Des bulles ?! Mais c’est dangereux des bulles, me direz-vous !
Certes. Vous avez raison. Surtout quand elles explosent… Mais comprenez-moi bien. Ce n’est pas du tout le problème des financiers. Peu importe les dégâts, pourvu qu’il y ait des bulles… Car les bulles, ça rapporte gros ! Regardez un peu les primes de Goldman Sachs pour 2009 et vous comprendrez. Regardez la progression des indices aussi.
Les marchés jouent et gagnent à tous les coups
Et ça continuera tant que durera l’outrancière perfusion des économies. Pendant que les financiers vaguent et voguent allègrement sur leur petit nuage rose en plein courant ascendant, nous autres communs des mortels, qui vivons dans le monde du réel, ramons et galérons contre vents et marées.
Et après ?
Je crains fort que ce ne soit le marché qui doive s’aligner sur l’économie réelle. Par le bas. Alors accrochez vos ceintures au second semestre. Après la course folle vers les sommets, houle et gros temps à l’horizon. La galère pourrait tanguer sec. Et le petit nuage rose soudainement s’évaporer, pour s’abattre au sol en pluie battante… Car je ne vois pas vraiment ce qui pourrait venir soutenir l’économie une fois les plans, primes et taux renégociés.
Ne comptez pas sur la voracité du consommateur anglo-saxon surendetté pour remettre le feu aux moteurs. Ne comptez pas sur la rapide émergence du consommateur Chinois non plus.
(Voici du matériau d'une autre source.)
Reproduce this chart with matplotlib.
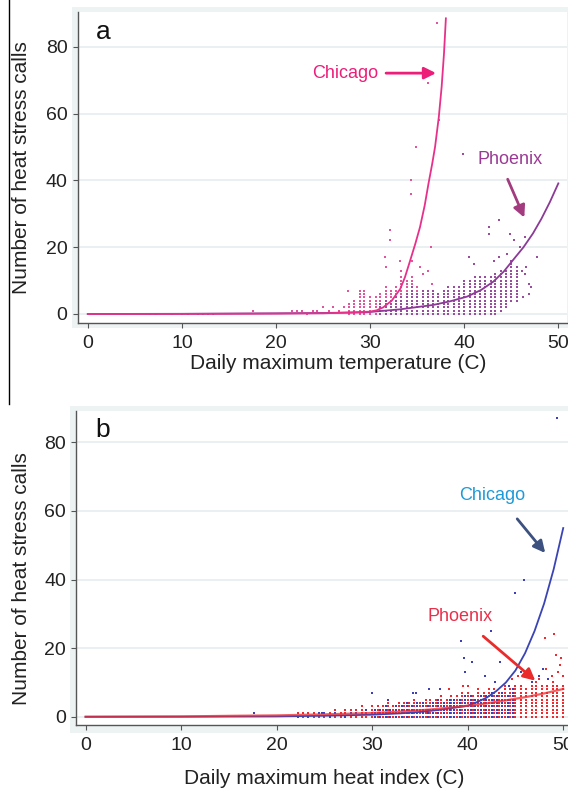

La surchauffe économique est telle dans l’empire du Milieu que je crains la brûlure au troisième degré…
En revanche vous pouvez compter sur la voracité des fiscs étatiques pour vous soutirer des deniers péniblement gagnés afin de renflouer les caisses, et sur la course effrénée à la dépréciation monétaire.
Comptez aussi sur l’inflation future pour soulager vos dettes, et sur les actifs TANGIBLES et RÉELS comme l’or pour éviter l’érosion de votre patrimoine.
Allez… Un dernier petit tableau pour la route…
Pas de doute… tout va bien dans le meilleur des mondes. A la fin de l’année, le CAC est à 8 000 points et le PIB français carbure à 5% l’an.